§ **Entries**
▼

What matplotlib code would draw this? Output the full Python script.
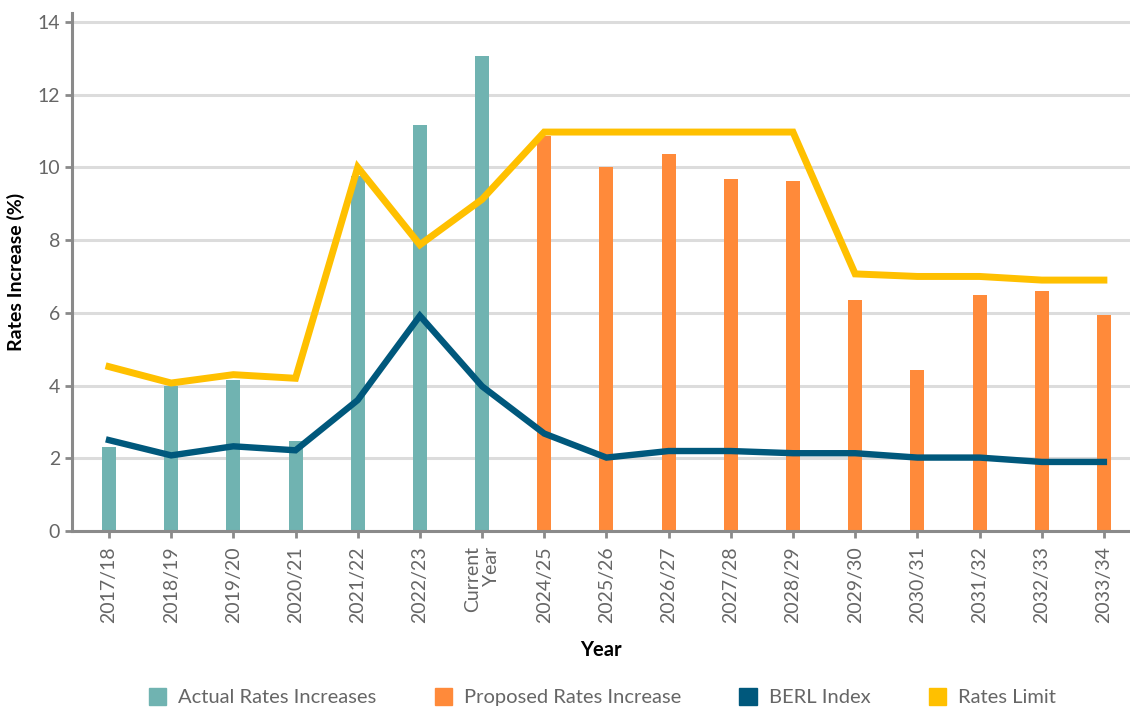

▲
▼

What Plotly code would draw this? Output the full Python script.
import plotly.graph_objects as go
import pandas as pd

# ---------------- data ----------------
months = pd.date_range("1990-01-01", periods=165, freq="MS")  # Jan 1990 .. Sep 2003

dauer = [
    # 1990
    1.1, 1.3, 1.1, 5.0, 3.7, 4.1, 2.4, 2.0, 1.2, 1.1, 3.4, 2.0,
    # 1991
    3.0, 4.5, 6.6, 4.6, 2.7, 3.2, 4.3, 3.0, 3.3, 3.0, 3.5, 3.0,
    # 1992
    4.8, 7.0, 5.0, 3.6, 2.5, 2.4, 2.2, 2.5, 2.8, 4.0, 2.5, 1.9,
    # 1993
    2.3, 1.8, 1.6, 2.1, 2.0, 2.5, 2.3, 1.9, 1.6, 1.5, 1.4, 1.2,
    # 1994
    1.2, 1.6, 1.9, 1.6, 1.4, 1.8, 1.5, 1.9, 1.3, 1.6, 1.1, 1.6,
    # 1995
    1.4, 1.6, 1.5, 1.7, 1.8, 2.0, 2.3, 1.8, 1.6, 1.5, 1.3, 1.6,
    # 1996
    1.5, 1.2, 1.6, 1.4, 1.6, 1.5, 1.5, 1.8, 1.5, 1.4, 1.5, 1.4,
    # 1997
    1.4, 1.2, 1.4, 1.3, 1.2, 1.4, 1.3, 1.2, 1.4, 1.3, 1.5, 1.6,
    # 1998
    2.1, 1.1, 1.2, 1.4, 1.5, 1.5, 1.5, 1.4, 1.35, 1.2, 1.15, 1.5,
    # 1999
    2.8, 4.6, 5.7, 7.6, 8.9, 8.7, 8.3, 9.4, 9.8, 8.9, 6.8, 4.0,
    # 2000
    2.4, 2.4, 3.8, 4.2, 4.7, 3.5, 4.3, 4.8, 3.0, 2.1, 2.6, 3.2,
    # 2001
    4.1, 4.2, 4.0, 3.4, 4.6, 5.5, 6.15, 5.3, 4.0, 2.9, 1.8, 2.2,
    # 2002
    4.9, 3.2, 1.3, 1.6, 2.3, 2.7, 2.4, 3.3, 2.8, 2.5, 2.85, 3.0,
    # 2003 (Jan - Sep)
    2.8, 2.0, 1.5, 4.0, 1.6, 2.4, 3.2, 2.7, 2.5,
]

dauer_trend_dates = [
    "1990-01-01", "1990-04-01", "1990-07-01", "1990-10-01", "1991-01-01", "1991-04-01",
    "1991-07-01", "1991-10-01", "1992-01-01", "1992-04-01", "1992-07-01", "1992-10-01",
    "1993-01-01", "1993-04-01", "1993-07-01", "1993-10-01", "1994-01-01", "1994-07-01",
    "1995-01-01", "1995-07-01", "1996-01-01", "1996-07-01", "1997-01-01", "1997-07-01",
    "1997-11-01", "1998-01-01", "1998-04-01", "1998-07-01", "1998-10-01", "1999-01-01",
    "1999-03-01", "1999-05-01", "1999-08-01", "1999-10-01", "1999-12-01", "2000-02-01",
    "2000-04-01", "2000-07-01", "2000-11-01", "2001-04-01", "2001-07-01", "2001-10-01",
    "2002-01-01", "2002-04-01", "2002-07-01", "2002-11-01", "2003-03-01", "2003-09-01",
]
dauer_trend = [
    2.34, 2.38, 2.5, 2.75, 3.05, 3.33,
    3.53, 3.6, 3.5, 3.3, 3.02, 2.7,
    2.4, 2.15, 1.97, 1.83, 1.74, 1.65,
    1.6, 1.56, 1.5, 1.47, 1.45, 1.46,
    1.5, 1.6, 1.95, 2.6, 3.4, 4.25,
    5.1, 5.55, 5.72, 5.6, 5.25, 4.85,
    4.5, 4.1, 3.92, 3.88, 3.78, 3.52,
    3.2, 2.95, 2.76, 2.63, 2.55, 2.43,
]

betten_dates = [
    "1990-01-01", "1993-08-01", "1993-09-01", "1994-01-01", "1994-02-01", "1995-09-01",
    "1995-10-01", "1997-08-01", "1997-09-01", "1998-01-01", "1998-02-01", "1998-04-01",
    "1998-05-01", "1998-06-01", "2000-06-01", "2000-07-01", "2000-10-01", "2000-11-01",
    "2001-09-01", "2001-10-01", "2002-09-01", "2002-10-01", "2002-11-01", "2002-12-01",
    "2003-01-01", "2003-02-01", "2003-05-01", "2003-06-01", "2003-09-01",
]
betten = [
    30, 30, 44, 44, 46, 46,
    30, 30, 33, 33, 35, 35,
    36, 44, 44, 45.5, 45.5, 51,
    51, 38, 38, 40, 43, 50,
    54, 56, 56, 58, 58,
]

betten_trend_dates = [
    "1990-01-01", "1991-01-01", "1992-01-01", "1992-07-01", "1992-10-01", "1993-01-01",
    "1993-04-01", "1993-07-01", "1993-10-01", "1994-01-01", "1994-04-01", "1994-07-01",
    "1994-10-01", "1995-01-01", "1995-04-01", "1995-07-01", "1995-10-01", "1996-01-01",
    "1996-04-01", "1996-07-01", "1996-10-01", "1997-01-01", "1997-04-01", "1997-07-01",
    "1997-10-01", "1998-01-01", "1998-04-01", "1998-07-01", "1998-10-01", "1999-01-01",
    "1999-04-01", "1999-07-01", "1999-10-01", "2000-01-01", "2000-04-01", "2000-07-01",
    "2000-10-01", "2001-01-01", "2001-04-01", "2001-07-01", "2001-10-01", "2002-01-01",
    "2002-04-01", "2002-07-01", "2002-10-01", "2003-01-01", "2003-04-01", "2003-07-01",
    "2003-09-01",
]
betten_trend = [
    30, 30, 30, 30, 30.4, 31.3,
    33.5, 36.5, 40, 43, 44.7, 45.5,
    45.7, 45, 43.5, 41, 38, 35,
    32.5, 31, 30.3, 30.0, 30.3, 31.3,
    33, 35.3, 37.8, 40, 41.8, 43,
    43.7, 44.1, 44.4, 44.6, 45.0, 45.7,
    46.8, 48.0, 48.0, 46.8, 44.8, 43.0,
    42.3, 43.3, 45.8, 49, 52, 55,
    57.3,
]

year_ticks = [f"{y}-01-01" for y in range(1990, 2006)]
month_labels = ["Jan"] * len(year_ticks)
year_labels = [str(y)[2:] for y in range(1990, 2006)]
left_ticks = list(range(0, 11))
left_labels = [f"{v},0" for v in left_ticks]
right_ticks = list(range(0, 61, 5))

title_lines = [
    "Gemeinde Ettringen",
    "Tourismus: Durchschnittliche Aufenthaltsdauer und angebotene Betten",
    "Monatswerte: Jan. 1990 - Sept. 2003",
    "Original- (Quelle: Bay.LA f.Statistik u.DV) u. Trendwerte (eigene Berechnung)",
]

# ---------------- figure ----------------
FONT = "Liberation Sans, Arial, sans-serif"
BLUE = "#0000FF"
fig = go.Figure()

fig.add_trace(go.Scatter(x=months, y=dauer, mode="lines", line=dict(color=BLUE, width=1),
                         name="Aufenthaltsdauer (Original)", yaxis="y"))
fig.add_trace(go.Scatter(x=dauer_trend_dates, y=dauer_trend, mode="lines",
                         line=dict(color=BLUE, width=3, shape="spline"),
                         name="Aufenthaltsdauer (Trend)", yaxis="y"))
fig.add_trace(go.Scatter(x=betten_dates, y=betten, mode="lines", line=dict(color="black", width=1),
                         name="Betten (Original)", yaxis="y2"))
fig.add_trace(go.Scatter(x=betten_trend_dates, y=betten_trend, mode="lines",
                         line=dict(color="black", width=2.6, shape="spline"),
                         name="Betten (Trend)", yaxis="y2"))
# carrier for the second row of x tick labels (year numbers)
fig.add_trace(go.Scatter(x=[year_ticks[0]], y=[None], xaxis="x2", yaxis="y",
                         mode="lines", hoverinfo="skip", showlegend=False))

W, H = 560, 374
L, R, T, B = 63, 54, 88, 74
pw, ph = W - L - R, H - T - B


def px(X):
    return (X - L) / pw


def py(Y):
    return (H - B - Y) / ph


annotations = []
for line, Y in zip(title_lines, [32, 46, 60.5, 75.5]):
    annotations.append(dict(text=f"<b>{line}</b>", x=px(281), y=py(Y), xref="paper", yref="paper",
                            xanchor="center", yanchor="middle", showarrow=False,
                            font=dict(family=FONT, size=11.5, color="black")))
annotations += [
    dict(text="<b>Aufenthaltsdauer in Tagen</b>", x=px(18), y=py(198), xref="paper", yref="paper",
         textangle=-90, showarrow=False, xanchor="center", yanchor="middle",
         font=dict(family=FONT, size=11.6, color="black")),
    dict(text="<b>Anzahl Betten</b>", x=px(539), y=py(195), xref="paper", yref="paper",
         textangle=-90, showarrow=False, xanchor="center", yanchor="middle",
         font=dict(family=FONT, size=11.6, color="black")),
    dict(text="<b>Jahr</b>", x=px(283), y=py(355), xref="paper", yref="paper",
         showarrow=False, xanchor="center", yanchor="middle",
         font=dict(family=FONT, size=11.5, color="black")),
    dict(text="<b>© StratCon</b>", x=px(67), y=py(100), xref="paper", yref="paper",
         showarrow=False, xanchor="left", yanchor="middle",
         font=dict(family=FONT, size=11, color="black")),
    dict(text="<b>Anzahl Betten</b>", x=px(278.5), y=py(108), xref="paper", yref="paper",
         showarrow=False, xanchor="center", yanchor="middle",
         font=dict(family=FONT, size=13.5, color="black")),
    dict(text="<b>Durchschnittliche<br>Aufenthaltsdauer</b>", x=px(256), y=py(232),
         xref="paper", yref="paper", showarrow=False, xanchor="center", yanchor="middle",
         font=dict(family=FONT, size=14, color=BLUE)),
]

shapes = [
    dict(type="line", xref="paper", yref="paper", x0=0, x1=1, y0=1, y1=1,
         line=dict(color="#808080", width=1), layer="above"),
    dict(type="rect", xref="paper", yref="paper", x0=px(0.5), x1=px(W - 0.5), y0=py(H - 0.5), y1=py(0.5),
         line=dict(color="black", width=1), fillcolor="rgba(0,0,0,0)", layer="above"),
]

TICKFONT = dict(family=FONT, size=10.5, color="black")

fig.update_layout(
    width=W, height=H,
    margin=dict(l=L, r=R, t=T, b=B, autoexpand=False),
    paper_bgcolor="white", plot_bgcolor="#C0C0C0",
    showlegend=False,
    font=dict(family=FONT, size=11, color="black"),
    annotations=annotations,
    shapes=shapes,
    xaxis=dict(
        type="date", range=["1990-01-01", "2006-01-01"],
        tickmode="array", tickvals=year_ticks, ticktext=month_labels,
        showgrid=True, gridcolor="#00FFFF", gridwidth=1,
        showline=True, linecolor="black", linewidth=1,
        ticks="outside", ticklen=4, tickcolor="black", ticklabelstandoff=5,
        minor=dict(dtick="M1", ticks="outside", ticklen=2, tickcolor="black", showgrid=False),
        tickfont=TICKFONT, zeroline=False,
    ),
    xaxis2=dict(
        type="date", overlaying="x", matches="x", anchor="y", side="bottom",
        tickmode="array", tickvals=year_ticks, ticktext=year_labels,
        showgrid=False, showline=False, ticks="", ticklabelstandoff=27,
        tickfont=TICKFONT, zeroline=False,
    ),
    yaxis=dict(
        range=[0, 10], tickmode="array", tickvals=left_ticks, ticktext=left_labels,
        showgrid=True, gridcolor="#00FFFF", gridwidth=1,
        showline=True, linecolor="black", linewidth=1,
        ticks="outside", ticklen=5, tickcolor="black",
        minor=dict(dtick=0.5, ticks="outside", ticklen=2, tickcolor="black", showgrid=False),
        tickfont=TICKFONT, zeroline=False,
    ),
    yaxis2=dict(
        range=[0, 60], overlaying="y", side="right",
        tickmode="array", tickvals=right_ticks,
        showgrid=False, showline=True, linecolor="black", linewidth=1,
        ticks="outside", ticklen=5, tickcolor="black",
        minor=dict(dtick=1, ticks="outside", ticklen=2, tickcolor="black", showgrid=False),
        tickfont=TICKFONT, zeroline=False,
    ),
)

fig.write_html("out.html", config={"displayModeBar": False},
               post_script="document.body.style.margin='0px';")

▲

§ **Problem requirements**
Note each line of the entries that has "What" in it, and copy those lines.

§ **Exercise output**
What matplotlib code would draw this? Output the full Python script.
What Plotly code would draw this? Output the full Python script.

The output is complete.